Ein Kämpfer war Neumann auch in einem ganz anderen, nichtideologischen Sinne. Als erfolgreicher Leichtathlet gehörte er zur Vorbereitungsmannschaft für die Olympischen Spiele 1936 und galt im Zehnkampf als einer der Medaillenanwärter. Seine Sportverbindungen nutzte er, seit 1929 Mitglied der KPD, nach 1933 zur Organisation illegaler Verbindungen. Als Sportkader bekam er einen Pass und konnte ins Ausland reisen. 1934 emigierte er so über Dänemark in die Sowjetunion, wo er in Moskau als Sportlehrer arbeitete. Doch 1937 traf auch ihn Stalins Terror. Seine sowjetischen Genossen wiesen ihn, auf den in Deutschland das KZ wartete, aus der Sowjetunion aus.

Neumann gelang es, nach Spanien zu kommen, wo er gegen Franco kämpfte und verwundet wurde. Nach dem Sieg Francos wurde er in Frankreich interniert und 1941 an die Gestapo ausgeliefert, zu acht Jahren Zuchthaus verurteilt und im Februar 1945 dem SS-Strafbataillon Dirlewanger überstellt. Bei der ersten Gelegenheit lief Neumann zur Roten Armee über. Er kam in verschiedene Kriegsgefangenenlager, erst in Deutschland dann in Russland.

Er blieb trotz - oder gerade wegen - dieser ständigen Lebensbedrohung und Rettung, die zur neuen Lebensbedrohung wurde, gläubiger Kommunist. Für ihn war Kommunismus ein Synonym für Zehnkampf mit anderen, politischen Mitteln.

Gerade entlassen wurde er 1948 SED-Kreisvorsitzender in Neukölln, auch dort verhaftete man ihn wegen "Verstoßes gegen das Kontrollratsverbot": Er hatte eine schwarz-rot-goldene Fahne aus dem Parteibüro gehängt. Gegen Kaution ließ ihn ein amerikanisches Gericht wieder frei.

Neumanns symbolträchtigste Tat hat auch mit dieser Fahne zu tun. 1959 war er es, der die Idee hatte, Hammer, Sichel und Ährenkranz als Insignien eines Arbeiter-und-Bauernstaates in die Fahne hineinzunähen und sie so ganz zu einem DDR-Banner zu machen. Neumann forderte die Diktatur des Proletariats ohne Kompromisse.

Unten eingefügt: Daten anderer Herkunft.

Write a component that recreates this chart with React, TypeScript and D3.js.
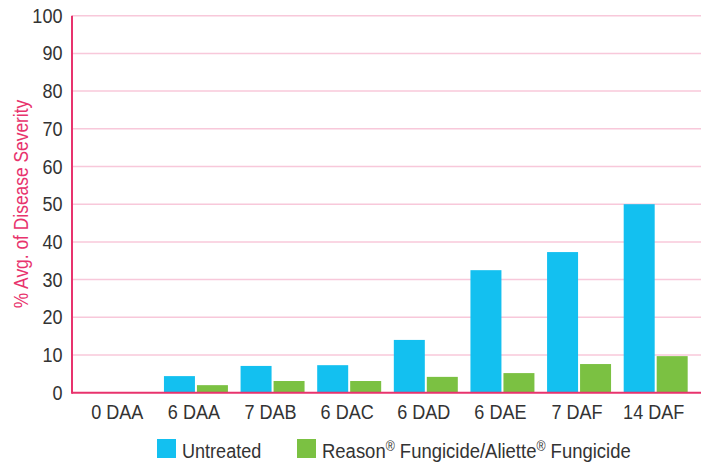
import React from "react";
import * as d3 from "d3";

const categories = ["0 DAA", "6 DAA", "7 DAB", "6 DAC", "6 DAD", "6 DAE", "7 DAF", "14 DAF"];
const untreated = [0, 4.4, 7.1, 7.3, 14.0, 32.5, 37.3, 50.0];
const reason = [0, 2.0, 3.1, 3.1, 4.2, 5.2, 7.6, 9.7];
const seriesNames = ["Untreated", "Reason"];
const yTicks = [0, 10, 20, 30, 40, 50, 60, 70, 80, 90, 100];

const W = 706;
const H = 463;
const FONT = "'Liberation Sans', Arial, sans-serif";
const BLUE = "#13c0f0";
const GREEN = "#7bc142";
const PINK = "#e8336d";
const GRID = "#f8c8da";
const TEXT = "#333333";
const SX = 0.86;

export default function App() {
  const y = d3.scaleLinear().domain([0, 100]).range([392.7, 15.7]);
  const x0 = d3
    .scaleBand<string>()
    .domain(categories)
    .range([81, 694])
    .paddingInner(0.165)
    .paddingOuter(0.0825);
  const x1 = d3
    .scaleBand<string>()
    .domain(seriesNames)
    .range([0, x0.bandwidth()])
    .paddingInner(0.0606)
    .paddingOuter(0);
  const series = [
    { name: "Untreated", values: untreated, color: BLUE },
    { name: "Reason", values: reason, color: GREEN },
  ];
  const left = 72;
  const right = 701;

  return (
    <svg width={W} height={H} style={{ position: "absolute", left: 0, top: 0 }} fontFamily={FONT}>
      {yTicks.map((t) => (
        <g key={t}>
          {t > 0 && <line x1={left} x2={right} y1={y(t)} y2={y(t)} stroke={GRID} strokeWidth={1.5} />}
          <text
            transform={`translate(62.5,${y(t) + 7}) scale(${SX},1)`}
            textAnchor="end"
            fontSize={21}
            fill={TEXT}
          >
            {t}
          </text>
        </g>
      ))}
      {series.map((s) =>
        categories.map((c, i) => (
          <rect
            key={s.name + c}
            x={(x0(c) as number) + (x1(s.name) as number)}
            y={y(s.values[i])}
            width={x1.bandwidth()}
            height={y(0) - y(s.values[i])}
            fill={s.color}
          />
        ))
      )}
      <line x1={left} x2={left} y1={y(100)} y2={y(0) + 1} stroke={PINK} strokeWidth={2} />
      <line x1={left} x2={right} y1={y(0)} y2={y(0)} stroke={PINK} strokeWidth={2} />
      {categories.map((c) => (
        <text
          key={c}
          transform={`translate(${(x0(c) as number) + x0.bandwidth() / 2 - 2},419.3) scale(${SX},1)`}
          textAnchor="middle"
          fontSize={21}
          fill={TEXT}
        >
          {c}
        </text>
      ))}
      <text
        transform={`translate(28,204) rotate(-90) scale(0.87,1)`}
        textAnchor="middle"
        fontSize={20}
        fill={PINK}
      >
        % Avg. of Disease Severity
      </text>
      <rect x={157} y={439} width={19} height={19} fill={BLUE} />
      <text transform={`translate(182,458.3) scale(${SX},1)`} fontSize={21} fill={TEXT}>
        Untreated
      </text>
      <rect x={297} y={439} width={19} height={19} fill={GREEN} />
      <text transform={`translate(322,458.3) scale(0.88,1)`} fontSize={21} fill={TEXT}>
        Reason
        <tspan fontSize={14} dy={-7}>®</tspan>
        <tspan dy={7}> Fungicide/Aliette</tspan>
        <tspan fontSize={14} dy={-7}>®</tspan>
        <tspan dy={7}> Fungicide</tspan>
      </text>
    </svg>
  );
}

Demokratie war für ihn immer nur "bürgerliche Scheindemokratie". Einen demokratischen Sozialismus hielt er für Verrat am Klassenkampf. Im Januar 1990 wurde Neumann aus der SED-PDS ausgeschlossen.

Kämpferisch zeigte sich Alfred Neumann auch nach der Wende beim Mauerschützenprozeß, dem er sich als Angehöriger des "Nationalen Verteidigungsrates" unbedingt stellen wollte. Dass man gegen ihn wegen seines Alters gar nicht mehr verhandeln wollte, empörte ihn. Energisch versuchte er, seine Verhandlungsfähigkeit zu beweisen.

Einen weiteren Kampf führte Neumann gegen seinen Biographen, Siegfried Prokop, der das Gesprächsbuch "Poltergeist im Politbüro" veröffentlicht hatte. Der Zusatz "nicht autorisiert" unter seiner Biographie war der letzte Sieg im Leben des Dauerkämpfers Alfred Neumann.